George Washington University School of Business alumnus Harrison Smith is spearheading an initiative to help the Internal Revenue Service dramatically reduce its reliance on paper. 

Under the Inflation Reduction Act, which was passed into law last summer, the IRS is receiving funding to undertake the big goal of processing all tax returns digitally by 2025. 

Smith, M.B.A. ‘03, is the director of Enterprise Digitalization at the IRS. His team focuses on innovation and modernization efforts that will help improve the taxpayer experience.

“The IRS manages thousands of forms that support a wide variety of taxpayer and business needs,” Smith said. “The digital intake initiative began with a goal to review a very complex activity of accepting paper returns and improving the IRS' process to digitize them.” 

The IRS started the process toward all-digital in 2022, beginning with scanning about 3,500 simpler forms. “We purposefully started small and pursued multiple pathways to determine the best way to securely scan and ingest paper tax returns into a digital format. Once we verified our approach worked while securing taxpayer information, we moved on to a larger number of forms and more complicated forms,” Smith said. 

Through September of this year, Smith’s team has digitized over 700,000 forms. 

“Our approach enabled us to wildly increase the number of forms scanned,” Smith said. “It's a dramatic increase over the past 12 to 18 months and something that my team is very proud of supporting for the IRS.”

There are benefits to taxpayers and the IRS that will stem from this work, Smith said. 

The paperless processing initiative is projected to cut tax return processing times in half and expedite tax refunds by several weeks. The IRS is also digitizing millions of old documents that has the potential to save around $40 million in yearly storage costs.

“At the end of the day, this initiative not only reduces paper but it also allows us to process returns faster and provides access to information to support the taxpayer if they need to contact us,” Smith said. “In addition, it supports compliance efforts to make sure taxpayers are appropriately satisfying their tax requirements. .” 

While it’s been a challenging process, Smith credits the progress this project has made to his hardworking team. 

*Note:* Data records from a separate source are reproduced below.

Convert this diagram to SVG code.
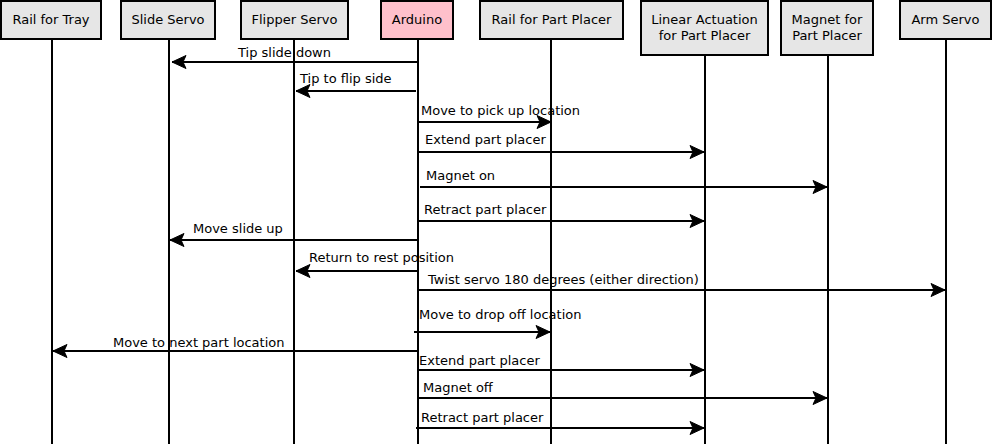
<svg xmlns="http://www.w3.org/2000/svg" width="993" height="444" viewBox="0 0 993 444">
<style>
.box{fill:#e6e6e6;stroke:#000;stroke-width:2}
.ard{fill:#ffc0cb;stroke:#000;stroke-width:2}
.life{stroke:#000;stroke-width:2}
.msg{stroke:#000;stroke-width:2;fill:none;marker-end:url(#ah)}
.head{fill:#000;stroke:#000;stroke-width:1}
text{font-family:"DejaVu Sans",sans-serif;font-size:13px;fill:#000}
.c{text-anchor:middle}
</style>
<defs>
<marker id="ah" markerUnits="userSpaceOnUse" markerWidth="16" markerHeight="16" refX="14" refY="6.5" orient="auto" overflow="visible">
<path class="head" d="M14,6.5 L0,0 L3,6.5 L0,13 Z"/>
</marker>
</defs>
<g id="lifelines">
<line class="life" x1="52" y1="39" x2="52" y2="444"/>
<line class="life" x1="169" y1="39" x2="169" y2="444"/>
<line class="life" x1="294" y1="39" x2="294" y2="444"/>
<line class="life" x1="418" y1="39" x2="418" y2="444"/>
<line class="life" x1="551" y1="39" x2="551" y2="444"/>
<line class="life" x1="705" y1="55" x2="705" y2="444"/>
<line class="life" x1="828" y1="55" x2="828" y2="444"/>
<line class="life" x1="946" y1="39" x2="946" y2="444"/>
</g>
<g id="n-rail-tray"><rect class="box" x="1" y="1" width="100" height="38"/><text class="c" x="51" y="24">Rail for Tray</text></g>
<g id="n-slide-servo"><rect class="box" x="121" y="1" width="94" height="38"/><text class="c" x="168" y="24">Slide Servo</text></g>
<g id="n-flipper-servo"><rect class="box" x="241" y="1" width="107" height="38"/><text class="c" x="294.5" y="24">Flipper Servo</text></g>
<g id="n-arduino"><rect class="ard" x="381" y="1" width="72" height="38"/><text class="c" x="417" y="24">Arduino</text></g>
<g id="n-rail-part"><rect class="box" x="480" y="1" width="143" height="38"/><text class="c" x="551.5" y="24">Rail for Part Placer</text></g>
<g id="n-linear"><rect class="box" x="641" y="1" width="127" height="54"/><text class="c" x="704.5" y="24">Linear Actuation</text><text class="c" x="704.5" y="40">for Part Placer</text></g>
<g id="n-magnet"><rect class="box" x="781" y="1" width="92" height="54"/><text class="c" x="827" y="24">Magnet for</text><text class="c" x="827" y="40">Part Placer</text></g>
<g id="n-arm"><rect class="box" x="900" y="1" width="91" height="38"/><text class="c" x="945.5" y="24">Arm Servo</text></g>
<g id="connectors">
<line class="msg" x1="418" y1="62" x2="172" y2="62"/>
<line class="msg" x1="416" y1="91" x2="296" y2="91"/>
<line class="msg" x1="418" y1="122" x2="551" y2="122"/>
<line class="msg" x1="418" y1="152" x2="704" y2="152"/>
<line class="msg" x1="420" y1="187" x2="827" y2="187"/>
<line class="msg" x1="418" y1="221" x2="704" y2="221"/>
<line class="msg" x1="418" y1="240" x2="170" y2="240"/>
<line class="msg" x1="418" y1="271" x2="296" y2="271"/>
<line class="msg" x1="418" y1="290" x2="945" y2="290"/>
<line class="msg" x1="414" y1="332" x2="550" y2="332"/>
<line class="msg" x1="418" y1="351" x2="53" y2="351"/>
<line class="msg" x1="418" y1="370" x2="704" y2="370"/>
<line class="msg" x1="418" y1="398" x2="827" y2="398"/>
<line class="msg" x1="416" y1="428" x2="704" y2="428"/>
</g>
<g id="labels">
<text x="238" y="57">Tip slide down</text>
<text x="300" y="83">Tip to flip side</text>
<text x="421" y="115">Move to pick up location</text>
<text x="425" y="144">Extend part placer</text>
<text x="426" y="180">Magnet on</text>
<text x="424" y="214">Retract part placer</text>
<text x="193" y="233">Move slide up</text>
<text x="309" y="262">Return to rest position</text>
<text x="428" y="284">Twist servo 180 degrees (either direction)</text>
<text x="419" y="319">Move to drop off location</text>
<text x="113" y="347">Move to next part location</text>
<text x="419" y="365">Extend part placer</text>
<text x="423" y="392">Magnet off</text>
<text x="421" y="422">Retract part placer</text>
</g>
</svg>
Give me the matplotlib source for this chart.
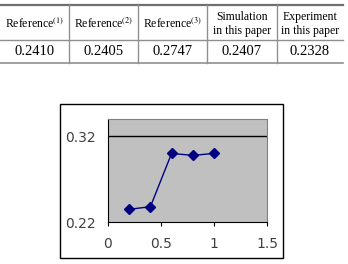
import matplotlib
matplotlib.use("Agg")
import matplotlib.pyplot as plt
from matplotlib.patches import Rectangle

plt.rcParams['mathtext.fontset'] = 'stix'

# table contents
headers = ["Reference$^{(1)}$", "Reference$^{(2)}$", "Reference$^{(3)}$",
           "Simulation\nin this paper", "Experiment\nin this paper"]
values = ["0.2410", "0.2405", "0.2747", "0.2407", "0.2328"]

# chart data
x_vals = [0.2, 0.4, 0.6, 0.8, 1.0]
y_vals = [0.2348, 0.2378, 0.2999, 0.2976, 0.2999]
x_ticks = [0, 0.5, 1, 1.5]
x_tick_labels = ["0", "0.5", "1", "1.5"]
y_ticks = [0.22, 0.32]
y_tick_labels = ["0.22", "0.32"]

W, H = 348, 264
fig = plt.figure(figsize=(W / 100, H / 100), dpi=100)

# overlay in pixel coordinates for the table and the chart frame
ov = fig.add_axes([0, 0, 1, 1])
ov.set_xlim(0, W)
ov.set_ylim(H, 0)
ov.axis("off")

col_edges = [0, 69, 138, 207, 277, 343]
y_top, y_mid, y_bot = 5, 40, 63
ov.plot([0, 343], [y_top, y_top], color="#707070", lw=1.6)
ov.plot([0, 343], [y_mid, y_mid], color="#909090", lw=1.0)
ov.plot([0, 343], [y_bot, y_bot], color="#909090", lw=1.2)
for xe in col_edges[1:-1]:
    ov.plot([xe, xe], [y_top, y_bot], color="#909090", lw=1.0)

for i in range(5):
    cx = (col_edges[i] + col_edges[i + 1]) / 2
    ov.text(cx, (y_top + y_mid) / 2 + 1.5, headers[i], ha="center", va="center",
            family="Liberation Serif", fontsize=8.5, linespacing=1.3)
    ov.text(cx, (y_mid + y_bot) / 2, values[i], ha="center", va="center",
            family="Liberation Serif", fontsize=10.5)

# chart outer frame
ov.add_patch(Rectangle((60, 104), 223, 154, facecolor="white",
                       edgecolor="black", lw=1.0))

ax = fig.add_axes([108 / W, 1 - 222 / H, (267 - 108) / W, (222 - 119) / H])
ax.set_facecolor("#c0c0c0")
ax.plot(x_vals, y_vals, color="#000080", lw=1.0, marker="D", markersize=5.5,
        markerfacecolor="#000080", markeredgecolor="#000080")
ax.axhline(0.32, color="black", lw=1.0, zorder=1)
ax.set_xlim(0, 1.5)
ax.set_ylim(0.22, 0.34)
ax.set_xticks(x_ticks)
ax.set_xticklabels(x_tick_labels)
ax.set_yticks(y_ticks)
ax.set_yticklabels(y_tick_labels)
ax.tick_params(length=3, width=0.8, labelsize=10, labelcolor="#404040")
ax.tick_params(axis="x", pad=8)
ax.tick_params(axis="y", pad=8.5, length=0)
for s in ["top", "right"]:
    ax.spines[s].set_color("#808080")
for s in ["left", "bottom"]:
    ax.spines[s].set_color("black")

fig.savefig("out.png", dpi=100)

“I have the honor and privilege to support 24 professionals,” Smith said. “They work very, very hard to support the IRS and the federal government. It is a genuine honor to try to help them complete their tasks and to help the IRS. They are an incredible set of individuals from different backgrounds, different agencies and a different number of years of experience. But they have been successful in this work over the past three years. It is frankly astounding. And it's very humbling to support them.”

Smith said one of the things he valued most about his education at GW was the emphasis on including diverse voices and learning how to be part of a team. While he was pursuing his MBA, he learned a lot from his cohort. 

“We had a tight-knit group,” Smith said. “The ability to sit down and talk with people from different backgrounds, of different ages, from different walks of life, from different career paths, it really does reinforce how much you can learn from other people.” 

He said getting to hear different voices and perspectives made his education at GW all the more impactful. 

One lesson that stuck with Smith from his time at GW was an activity one of his professors conducted that modeled game theory. The objective was to work together so everyone could win, or participants could game the system to win at everyone else’s expense. 

“It was designed around reinforcing the fact that in many systems you can have groups of people and groups of interests work together to get better outcomes for everyone,” Smith said. 

He said he’s carried that lesson all these years later into his career. 

“That's something 20 years later that has stuck with me,” Smith said. “Especially working within the federal government space, we need to make the systems function efficiently so that it can benefit as many people as possible.”